Detroit Housing Market: More choice, less seller leverage, steady prices
Supply has climbed to 5.5 months and the average sale-to-list ratio has eased to 98.6%, even as the median sale price remains about 3% above last year.
Detroit is getting easier to shop, not cheaper across the board. The market has loosened enough for buyers to compare, negotiate, and walk away from stale listings, but closed prices are still holding because realistic homes are getting deals done. Seller ambition is running into buyer choice. The practical rule: treat asking prices as invitations, not answers.
Buying a home in Detroit
Start with patience on listings that have already sat, cut, or come back to market. This is the part of Detroit where buyers have the most room to ask for price, credits, repairs, or cleaner terms.
Anchor offers to recent closed comps, not to the boldest active listing. A 98.6% sale-to-list ratio and a 17.5% price-cut share both point to a market that is filtering overreach, especially when the home has missed its first wave of attention.
Do not treat every home like a bargain-bin negotiation. More than a third of sales are still closing above original list, so a clean, well-priced new listing deserves a faster decision than a tired one.
Selling a home in Detroit
Price for scrutiny, not nostalgia. Detroit sellers can still close at solid prices, but the market is no longer covering for every stretch number.
Build your launch price from closed comps around the current median sale price of about $214,000, then watch early feedback closely. If showings are thin or offers are soft, the market is giving you a verdict before the listing becomes stale.

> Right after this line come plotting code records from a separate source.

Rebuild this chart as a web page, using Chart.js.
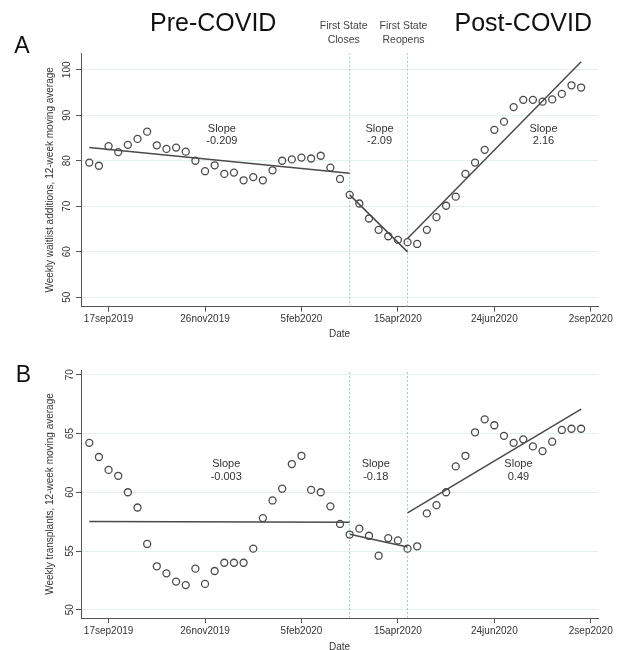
<!DOCTYPE html>
<html>
<head>
<meta charset="utf-8">
<script src="https://cdn.jsdelivr.net/npm/chart.js@4.4.1/dist/chart.umd.min.js"></script>
<style>
  body { margin: 0; background: #fff; }
  #wrap { position: relative; width: 623px; height: 650px; overflow: hidden; }
  canvas { position: absolute; left: 0; }
</style>
</head>
<body>
<div id="wrap">
  <canvas id="chartA" width="623" height="340" style="top:0"></canvas>
  <canvas id="chartB" width="623" height="316" style="top:340px"></canvas>
</div>
<script>
// x values are weeks counted from 17sep2019; first observation is 3sep2019
const firstWeek = -2;

const waitlist = [79.6, 78.9, 83.2, 81.9, 83.5, 84.8, 86.4, 83.4, 82.6, 82.9,
  82.0, 80.0, 77.7, 79.0, 77.1, 77.4, 75.7, 76.4, 75.7, 77.9,
  80.0, 80.3, 80.7, 80.5, 81.1, 78.5, 76.0, 72.5, 70.6, 67.3,
  64.8, 63.4, 62.6, 62.1, 61.7, 64.8, 67.6, 70.1, 72.1, 77.1,
  79.6, 82.4, 86.8, 88.6, 91.8, 93.4, 93.4, 93.0, 93.5, 94.7,
  96.6, 96.1];

const transplants = [64.2, 63.0, 61.9, 61.4, 60.0, 58.7, 55.6, 53.7, 53.1, 52.4,
  52.1, 53.5, 52.2, 53.3, 54.0, 54.0, 54.0, 55.2, 57.8, 59.3,
  60.3, 62.4, 63.1, 60.2, 60.0, 58.8, 57.3, 56.4, 56.9, 56.3,
  54.6, 56.1, 55.9, 55.2, 55.4, 58.2, 58.9, 60.0, 62.2, 63.1,
  65.1, 66.2, 65.7, 64.8, 64.2, 64.5, 63.9, 63.5, 64.3, 65.3,
  65.4, 65.4];

// segment borders (weeks): pre-COVID, closed, reopened
const segmentWeeks = [-2, 25, 31, 49];
const closeWeek = 25;   // first state closes
const reopenWeek = 31;  // first state reopens

const slopesA = [-0.209, -2.09, 2.16];
const fitStartA = [82.9, 72.5, 62.9];
const slopesB = [-0.003, -0.18, 0.49];
const fitStartB = [57.52, 56.42, 58.25];

// where the "Slope" notes sit (week, value)
const slopeNoteWeeksA = [11.75, 28.1, 45.1];
const slopeNoteValueA = 87.0;
const slopeNoteWeeksB = [12.2, 27.7, 42.5];
const slopeNoteValueB = 62.4;

const xTickWeeks = [0, 10, 20, 30, 40, 50];
const xTickLabels = ['17sep2019', '26nov2019', '5feb2020', '15apr2020', '24jun2020', '2sep2020'];
const yTicksA = [50, 60, 70, 80, 90, 100];
const yTicksB = [50, 55, 60, 65, 70];

const FONT = "'Liberation Sans', Arial, sans-serif";
const INK = '#4a4a4a';
const TEXT = '#333';

function fitLines(starts, slopes) {
  return starts.map((s, i) => {
    const x0 = segmentWeeks[i], x1 = segmentWeeks[i + 1];
    return {
      type: 'line',
      data: [{ x: x0, y: s }, { x: x1, y: s + slopes[i] * (x1 - x0) }],
      borderColor: INK,
      borderWidth: 1.5,
      pointRadius: 0,
      order: 1,
    };
  });
}

function vLine(week, yMin, yMax) {
  return {
    type: 'line',
    data: [{ x: week, y: yMin }, { x: week, y: yMax }],
    borderColor: '#96cfcf',
    borderDash: [2, 2],
    borderWidth: 1,
    pointRadius: 0,
    order: 3,
  };
}

const notesPlugin = {
  id: 'notes',
  afterDraw(chart, args, opts) {
    const ctx = chart.ctx;
    const x = chart.scales.x, y = chart.scales.y;
    ctx.save();
    ctx.fillStyle = TEXT;
    ctx.textAlign = 'center';
    ctx.textBaseline = 'middle';
    ctx.font = '11px ' + FONT;
    opts.noteWeeks.forEach((w, i) => {
      const px = x.getPixelForValue(w);
      const py = y.getPixelForValue(opts.noteValue);
      ctx.fillText('Slope', px, py);
      ctx.fillText(String(opts.slopes[i]), px, py + 12.5);
    });
    // panel letter
    ctx.fillStyle = '#111';
    ctx.font = '23px ' + FONT;
    ctx.fillText(opts.letter, opts.letterX, opts.letterY);
    if (opts.header) {
      ctx.font = '25px ' + FONT;
      ctx.fillText('Pre-COVID', x.getPixelForValue(10.85), 24);
      ctx.fillText('Post-COVID', x.getPixelForValue(43), 24);
      ctx.fillStyle = '#444';
      ctx.font = '10.5px ' + FONT;
      const cx = x.getPixelForValue(closeWeek) - 6;
      const rx = x.getPixelForValue(reopenWeek) - 4;
      ctx.fillText('First State', cx, 26);
      ctx.fillText('Closes', cx, 40);
      ctx.fillText('First State', rx, 26);
      ctx.fillText('Reopens', rx, 40);
    }
    ctx.restore();
  },
};

function makeChart(canvasId, cfg) {
  const ctx = document.getElementById(canvasId).getContext('2d');
  const points = cfg.values.map((v, i) => ({ x: firstWeek + i, y: v }));
  return new Chart(ctx, {
    type: 'scatter',
    data: {
      datasets: [
        {
          data: points,
          showLine: false,
          pointStyle: 'circle',
          pointRadius: 3.5,
          pointBorderWidth: 1.3,
          borderColor: INK,
          backgroundColor: 'rgba(255,255,255,0)',
          order: 0,
        },
        ...fitLines(cfg.fitStart, cfg.slopes),
        vLine(closeWeek, cfg.yMin, cfg.yMax),
        vLine(reopenWeek, cfg.yMin, cfg.yMax),
      ],
    },
    options: {
      responsive: false,
      devicePixelRatio: 1,
      animation: false,
      events: [],
      layout: { padding: { top: cfg.top, right: 25, left: 0, bottom: 0 } },
      plugins: {
        legend: { display: false },
        tooltip: { enabled: false },
        notes: {
          noteWeeks: cfg.noteWeeks,
          noteValue: cfg.noteValue,
          slopes: cfg.slopes,
          letter: cfg.letter,
          letterX: cfg.letterX,
          letterY: cfg.letterY,
          header: cfg.header,
        },
      },
      scales: {
        x: {
          type: 'linear',
          min: -2.86,
          max: 50.75,
          afterBuildTicks: (s) => { s.ticks = xTickWeeks.map((v) => ({ value: v })); },
          afterFit: (s) => { s.height = cfg.xAxisHeight; },
          border: { color: '#555', width: 1 },
          grid: { drawOnChartArea: false, tickColor: '#555', tickLength: 5 },
          ticks: {
            padding: 2,
            color: TEXT,
            font: { family: FONT, size: 10 },
            maxRotation: 0,
            callback: (v) => xTickLabels[xTickWeeks.indexOf(v)],
          },
          title: {
            display: true,
            text: 'Date',
            color: TEXT,
            font: { family: FONT, size: 10 },
            padding: { top: 0, bottom: cfg.datePad },
          },
        },
        y: {
          type: 'linear',
          min: cfg.yMin,
          max: cfg.yMax,
          afterBuildTicks: (s) => { s.ticks = cfg.yTicks.map((v) => ({ value: v })); },
          afterFit: (s) => { s.width = 81; },
          border: { color: '#555', width: 1 },
          grid: { color: '#e6eff0', tickColor: '#555', tickLength: 5 },
          ticks: {
            minRotation: 90,
            maxRotation: 90,
            crossAlign: 'center',
            padding: 0,
            color: TEXT,
            font: { family: FONT, size: 10 },
          },
          title: {
            display: true,
            text: cfg.yTitle,
            color: TEXT,
            font: { family: FONT, size: 10 },
            padding: { top: 44, bottom: 0 },
          },
        },
      },
    },
    plugins: [notesPlugin],
  });
}

makeChart('chartA', {
  values: waitlist,
  fitStart: fitStartA,
  slopes: slopesA,
  noteWeeks: slopeNoteWeeksA,
  noteValue: slopeNoteValueA,
  yMin: 47.9,
  yMax: 103.7,
  yTicks: yTicksA,
  yTitle: 'Weekly waitlist additions, 12-week moving average',
  top: 53,
  xAxisHeight: 33.3,
  datePad: 0,
  letter: 'A',
  letterX: 22,
  letterY: 47,
  header: true,
});

makeChart('chartB', {
  values: transplants,
  fitStart: fitStartB,
  slopes: slopesB,
  noteWeeks: slopeNoteWeeksB,
  noteValue: slopeNoteValueB,
  yMin: 49.3,
  yMax: 70.4,
  yTicks: yTicksB,
  yTitle: 'Weekly transplants, 12-week moving average',
  top: 30,
  xAxisHeight: 38,
  datePad: 3,
  letter: 'B',
  letterX: 23.5,
  letterY: 36,
  header: false,
});
</script>
</body>
</html>
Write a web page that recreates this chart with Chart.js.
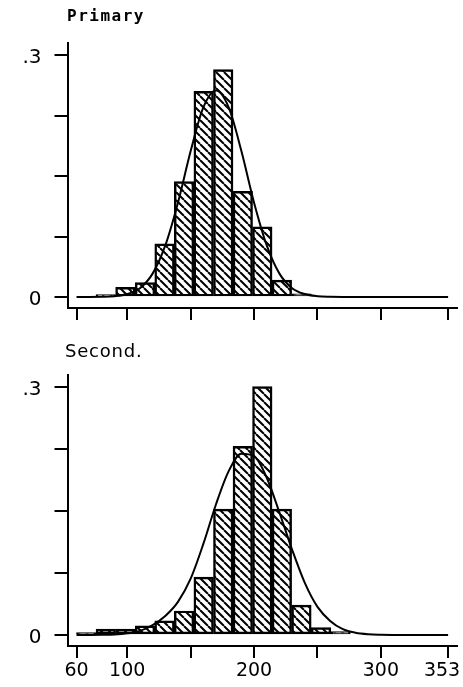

The risk is not that buyers have disappeared. The risk is that they have alternatives. In a market with more supply and more visible price cuts, the best seller move is often the early, defensible adjustment—not the late rescue cut.
What changed in Detroit vs last year
Compared with last year, Detroit is looser but not broken. Buyers gained choice and negotiating room, while closed prices are still modestly higher for homes the market is willing to validate.
Active inventory rose to 7,293 from 6,415, and months of supply climbed to 5.5 from 4.1. That is the clearest reason buyers have more room to compare and sellers need sharper pricing.
Pending sales slipped to 1,833 from 1,910, closed sales fell to 1,329 from 1,549, and median days on market rose to 22 from 19. Demand is active, but it is less automatic than a year ago.
The median sale price is about $214,000, up from about $208,000 a year ago. Prices are still being validated in closed deals, just with less leverage around them.
The average sale-to-list ratio eased to 98.6% from 99.1%, and the share sold above original list fell to 35.9% from 39.3%. That points to softer seller leverage, not a market where every buyer can wait.
Price cuts are both more common and slightly larger: 1,242 listings had cuts, 17.5% of active listings showed a cut, and the average reduction was 6.4%. More sellers are having to correct after testing too high.
What changed in Detroit since last week
Since last week, Detroit showed a little more buyer activity but not a clean tightening. The short-term story is firmer on the edges, with loose supply and contract fallout still limiting the comeback.
Active inventory ticked up to 7,293, new listings rose to 2,203, and months of supply edged to 5.5. Buyers still received more options, even as some demand measures improved.
Pending sales rose to 1,833, closed sales edged to 1,329, and median days on market improved to 22 from 23. That is a mild firming, not a full reversal of the softer year-over-year picture.
The median sale price was essentially unchanged at about $214,000, while sale-to-list and above-list share both firmed slightly. Buyers should not read recent stability as a broad discount signal; sellers should not read it as permission to chase.
Price-drop pressure remained elevated but mixed. The count of cuts rose to 1,242, while the price-cut share eased to 17.5% and the average reduction narrowed to 6.4%.
Cancellations rose to 318 from 295, and cancellation share increased to 15.6% from 15.0% of pending sales. This is the short-term warning sign: demand matters only if it reaches the closing table.
What to watch next in Detroit
Watch cancellation share alongside sale-to-list and days on market. If pending sales keep rising, days on market keeps slipping, sale-to-list moves closer to 99%, and cancellation share falls, Detroit’s best listings will feel tighter even if the whole market does not swing back to sellers.
If cancellations stay elevated while inventory and months of supply remain high, the recent activity bump is less convincing. Buyers should keep pressing on stale, cut, or relisted homes; sellers should protect deal quality and respond quickly when early demand is thin.
The simplest signal for the next update: are more accepted offers actually closing, or are they still breaking before the finish line?